If everyone was self reliant and self sufficient regarding computing there would be no I.T. department. Linux wouldn’t be half of a percentage of the desktop market.

Facts don’t care about your feelings on this matter.

As others have said before, R.I.P. sensible discussion.

3 Likes

There is the unwashed masses and there are people who need work done by a PC. Some need just a browser and some a console.

Today a PC is nearly redundant and to be forgotten by our brat kids with $1k phones.

We caring about linux being unfriendly is just a matter of time before we die.

Children will reshape to world when we are in nursing homes and it will be mobile OS’s and devices that monitor our well being in these homes :slight_smile:

I think those of us heavily invested in CLI, and in Linux, take for granted what we know. Gaining familiarity with CLI is not as simple as knowing that there is a man command, a ls command, and a cd command. You also need to know that commands have options, which are letters after a hyphen after the command itself. Not to mention knowing what the options are. And what a file path even is. The standard user isn’t smart about computers, and they don’t learn to operate one by reading the manual; they are trained into patterns of behavior by the user interface. Ie. rightclick serves the same purpose in nearly every scenario. There is no CLI analog to this; which means while CLI is for the greater part very intuitive, there is no low effort way for it to all make sense.

1 Like

Yeah but watching a Windows Technical Support Engineer trying to set something on one of the windows virtual machines of ours I wasn’t feeling like his clicking madness is any more intuitive than writing few commands in CLI. Took him three times as long as it’d take me on a Linux server to do the same thing on a Windows server, and I’m not heavily invested in CLI or Linux in general.

you are all offering valid points but its in your opinion that shades your thinking.
those of us used to cli wil find things a hell of a lot faster to to accomplish than clicking icons.
end users will find the icon approach much easier because they may not have experience with cli.
that point made expecting someone to accept your personal preference and arguing the point is a moot approach.
any person I introduce to linux I immediatly assume they have no dos/cli experience unless they tell me otherwise. and therefore they are taught the ways they are familiar with.

now for the entire point of this blog/topic has been arguments by each other
and i see elitist attitudes on both sides.
we use linux , or windows, or mac and that is our choice. But it is not our choice to dissuade a choice someone else is making nor is it our right.

If a person wants to learn cli I will go out of my way to provide the tools and guidance i can
if they want gui then thats fine as well because its their choice.
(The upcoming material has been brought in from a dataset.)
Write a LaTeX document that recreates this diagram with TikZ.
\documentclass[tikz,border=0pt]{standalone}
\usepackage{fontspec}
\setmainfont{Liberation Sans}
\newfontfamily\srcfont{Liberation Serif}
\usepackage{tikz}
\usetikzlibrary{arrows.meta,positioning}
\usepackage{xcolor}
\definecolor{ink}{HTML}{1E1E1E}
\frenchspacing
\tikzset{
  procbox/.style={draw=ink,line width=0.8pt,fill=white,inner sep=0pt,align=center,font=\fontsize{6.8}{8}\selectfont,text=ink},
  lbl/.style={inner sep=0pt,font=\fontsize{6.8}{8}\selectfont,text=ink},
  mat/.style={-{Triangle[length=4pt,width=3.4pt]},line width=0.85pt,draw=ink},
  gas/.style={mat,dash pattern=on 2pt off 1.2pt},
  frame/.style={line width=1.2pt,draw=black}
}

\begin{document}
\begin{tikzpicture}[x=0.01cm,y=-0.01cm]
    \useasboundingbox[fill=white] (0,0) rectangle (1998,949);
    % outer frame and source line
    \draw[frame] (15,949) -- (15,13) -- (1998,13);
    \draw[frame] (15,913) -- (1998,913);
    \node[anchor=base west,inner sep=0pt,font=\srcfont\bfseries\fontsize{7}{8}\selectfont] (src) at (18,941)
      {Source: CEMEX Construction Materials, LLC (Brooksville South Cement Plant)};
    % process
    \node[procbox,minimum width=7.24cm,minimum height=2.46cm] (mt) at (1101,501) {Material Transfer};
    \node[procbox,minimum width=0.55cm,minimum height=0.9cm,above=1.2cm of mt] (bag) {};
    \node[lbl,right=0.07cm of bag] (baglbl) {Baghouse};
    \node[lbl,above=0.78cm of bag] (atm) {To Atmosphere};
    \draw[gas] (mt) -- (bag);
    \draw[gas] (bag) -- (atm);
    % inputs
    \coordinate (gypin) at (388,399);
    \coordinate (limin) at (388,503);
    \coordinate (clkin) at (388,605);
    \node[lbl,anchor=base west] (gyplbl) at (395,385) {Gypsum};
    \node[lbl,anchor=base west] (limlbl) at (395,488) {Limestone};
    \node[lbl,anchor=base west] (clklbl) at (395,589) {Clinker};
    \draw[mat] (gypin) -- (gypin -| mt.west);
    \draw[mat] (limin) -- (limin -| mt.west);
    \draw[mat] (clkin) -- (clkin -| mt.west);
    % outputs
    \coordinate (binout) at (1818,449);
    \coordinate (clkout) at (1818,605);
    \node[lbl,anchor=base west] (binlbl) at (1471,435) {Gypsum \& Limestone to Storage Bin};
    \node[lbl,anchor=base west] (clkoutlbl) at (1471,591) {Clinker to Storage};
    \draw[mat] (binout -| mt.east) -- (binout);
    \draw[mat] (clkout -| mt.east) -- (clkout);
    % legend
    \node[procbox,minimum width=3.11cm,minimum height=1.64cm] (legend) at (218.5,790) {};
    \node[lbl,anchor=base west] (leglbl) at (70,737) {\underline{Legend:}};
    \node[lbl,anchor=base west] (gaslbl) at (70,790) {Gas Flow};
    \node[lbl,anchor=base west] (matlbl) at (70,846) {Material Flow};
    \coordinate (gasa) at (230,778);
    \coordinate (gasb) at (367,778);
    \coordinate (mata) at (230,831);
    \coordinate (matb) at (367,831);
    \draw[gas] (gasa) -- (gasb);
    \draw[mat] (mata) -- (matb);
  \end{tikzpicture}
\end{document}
now how about we put our efforts into guiding instead of arguments!
If you are here to learn, Then Learn!
If you are here to teach, Then teach!
above all try to keep personal opinion out of it.
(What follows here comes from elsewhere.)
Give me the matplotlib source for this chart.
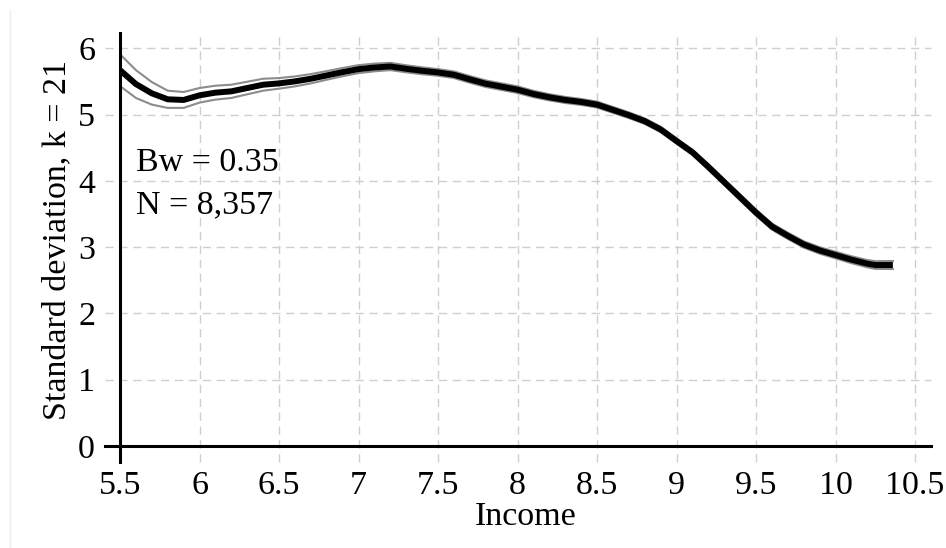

(sorry for ranting a bit! Its the admin and moderator in me that’s speaking,
argumentative behaviour sets my teeth on edge and defeats the purpose of the discussion)

2 Likes

I can’t agree with this enough.

While I understand wanting to evangelize for your preferred platform or help others, the thread thus far has done nothing but help people see the worst of the three platforms.


I’d like to emphasize that if you’re going to say something, you had better read it back to yourself to make sure it’s calm, respectful and reasonable before you go and post it, otherwise you’ll be one of the people @Gnuuser and I are talking about.
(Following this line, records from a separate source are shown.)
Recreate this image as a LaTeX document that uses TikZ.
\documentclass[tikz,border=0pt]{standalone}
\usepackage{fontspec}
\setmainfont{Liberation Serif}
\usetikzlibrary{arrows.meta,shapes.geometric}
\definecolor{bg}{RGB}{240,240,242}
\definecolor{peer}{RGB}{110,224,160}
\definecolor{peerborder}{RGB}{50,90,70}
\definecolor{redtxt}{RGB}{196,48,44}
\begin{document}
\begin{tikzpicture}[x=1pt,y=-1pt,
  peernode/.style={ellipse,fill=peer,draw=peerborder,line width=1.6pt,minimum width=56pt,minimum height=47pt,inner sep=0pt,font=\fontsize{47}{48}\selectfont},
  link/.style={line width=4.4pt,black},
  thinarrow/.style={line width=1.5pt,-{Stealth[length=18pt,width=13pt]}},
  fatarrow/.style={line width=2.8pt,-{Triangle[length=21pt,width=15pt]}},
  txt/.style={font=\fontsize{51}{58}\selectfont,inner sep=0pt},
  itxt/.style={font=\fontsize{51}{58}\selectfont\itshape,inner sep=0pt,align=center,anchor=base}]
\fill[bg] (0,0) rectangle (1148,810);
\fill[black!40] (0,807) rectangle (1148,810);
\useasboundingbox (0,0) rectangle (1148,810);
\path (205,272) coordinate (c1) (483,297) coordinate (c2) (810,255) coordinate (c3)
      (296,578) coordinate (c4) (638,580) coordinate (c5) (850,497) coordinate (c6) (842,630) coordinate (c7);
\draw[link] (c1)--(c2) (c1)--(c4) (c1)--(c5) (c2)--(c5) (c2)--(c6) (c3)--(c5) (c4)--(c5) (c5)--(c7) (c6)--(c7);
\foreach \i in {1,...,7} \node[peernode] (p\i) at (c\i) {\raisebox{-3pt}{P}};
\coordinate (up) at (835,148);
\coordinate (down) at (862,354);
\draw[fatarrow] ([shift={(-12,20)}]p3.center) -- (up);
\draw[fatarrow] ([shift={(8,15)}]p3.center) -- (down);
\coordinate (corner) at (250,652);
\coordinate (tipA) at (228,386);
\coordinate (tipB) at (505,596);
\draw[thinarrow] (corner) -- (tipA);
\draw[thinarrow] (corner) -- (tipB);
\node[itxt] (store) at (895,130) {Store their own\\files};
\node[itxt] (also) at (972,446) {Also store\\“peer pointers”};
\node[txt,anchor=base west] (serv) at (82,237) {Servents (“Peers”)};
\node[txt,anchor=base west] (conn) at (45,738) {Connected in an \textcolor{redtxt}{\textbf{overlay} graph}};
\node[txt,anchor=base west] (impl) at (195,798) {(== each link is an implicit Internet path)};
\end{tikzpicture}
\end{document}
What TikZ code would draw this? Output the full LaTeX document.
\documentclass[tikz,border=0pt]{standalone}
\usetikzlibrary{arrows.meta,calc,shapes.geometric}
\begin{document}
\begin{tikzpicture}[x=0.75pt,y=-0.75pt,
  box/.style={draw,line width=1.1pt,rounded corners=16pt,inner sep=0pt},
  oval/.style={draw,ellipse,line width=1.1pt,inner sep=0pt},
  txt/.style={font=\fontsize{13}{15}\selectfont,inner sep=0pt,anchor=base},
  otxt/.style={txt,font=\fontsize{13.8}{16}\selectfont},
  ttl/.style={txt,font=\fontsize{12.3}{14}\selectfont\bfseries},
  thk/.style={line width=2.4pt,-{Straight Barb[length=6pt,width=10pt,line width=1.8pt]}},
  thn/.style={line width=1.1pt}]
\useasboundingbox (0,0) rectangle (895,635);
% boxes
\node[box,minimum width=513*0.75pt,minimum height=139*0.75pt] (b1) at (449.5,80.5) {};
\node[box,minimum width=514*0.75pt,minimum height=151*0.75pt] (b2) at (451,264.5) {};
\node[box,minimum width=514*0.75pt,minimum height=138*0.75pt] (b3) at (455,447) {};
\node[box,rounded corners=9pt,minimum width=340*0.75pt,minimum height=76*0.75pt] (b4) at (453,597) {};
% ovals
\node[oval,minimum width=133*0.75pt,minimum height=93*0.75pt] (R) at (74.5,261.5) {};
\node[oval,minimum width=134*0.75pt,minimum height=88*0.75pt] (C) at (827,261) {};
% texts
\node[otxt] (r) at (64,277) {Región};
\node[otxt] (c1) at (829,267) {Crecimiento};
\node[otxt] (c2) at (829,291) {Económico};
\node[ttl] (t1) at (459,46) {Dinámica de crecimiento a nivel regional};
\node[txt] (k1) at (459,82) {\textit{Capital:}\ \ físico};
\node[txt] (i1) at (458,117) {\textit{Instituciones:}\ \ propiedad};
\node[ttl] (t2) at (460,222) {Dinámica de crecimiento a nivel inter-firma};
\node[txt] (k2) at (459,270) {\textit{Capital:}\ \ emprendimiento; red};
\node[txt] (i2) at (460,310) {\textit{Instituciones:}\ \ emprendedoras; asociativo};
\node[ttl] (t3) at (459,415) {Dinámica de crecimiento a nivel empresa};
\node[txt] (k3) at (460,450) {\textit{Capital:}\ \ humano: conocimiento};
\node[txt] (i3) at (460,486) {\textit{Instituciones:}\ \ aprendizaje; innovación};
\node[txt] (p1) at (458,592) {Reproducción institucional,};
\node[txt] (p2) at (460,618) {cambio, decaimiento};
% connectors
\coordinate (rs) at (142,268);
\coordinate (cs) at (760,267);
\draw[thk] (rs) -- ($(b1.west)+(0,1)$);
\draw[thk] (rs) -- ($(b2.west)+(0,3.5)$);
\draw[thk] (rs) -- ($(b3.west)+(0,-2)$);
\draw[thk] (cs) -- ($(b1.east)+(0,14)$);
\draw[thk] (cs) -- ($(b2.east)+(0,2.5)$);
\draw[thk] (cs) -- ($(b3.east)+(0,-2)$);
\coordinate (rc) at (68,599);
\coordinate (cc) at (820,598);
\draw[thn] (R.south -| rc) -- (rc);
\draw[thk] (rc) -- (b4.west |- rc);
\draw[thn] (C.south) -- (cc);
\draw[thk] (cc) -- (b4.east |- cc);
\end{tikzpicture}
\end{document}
Any if this doesn’t turn into a polite discussion, there will be a thread lock in the future.


It’s also important to note that @Zettlinger has three posts in this thread, including the OP. Has it occurred to anyone this thread may be intentionally created to start shit?

  1. Create thread, “why is linux user unfriendly?”
  2. Keep the thread going with a couple responses.
  3. make popcorn
  4. ???
  5. profit

If that’s not the case, it’s at the very least framed in a way to encourage a flame war.

3 Likes

i agree its better to post your question like this “why cant I do this with linux or mac or windows”
you will surely get good responses by people who have had the same issue and many of the ways they have solved it.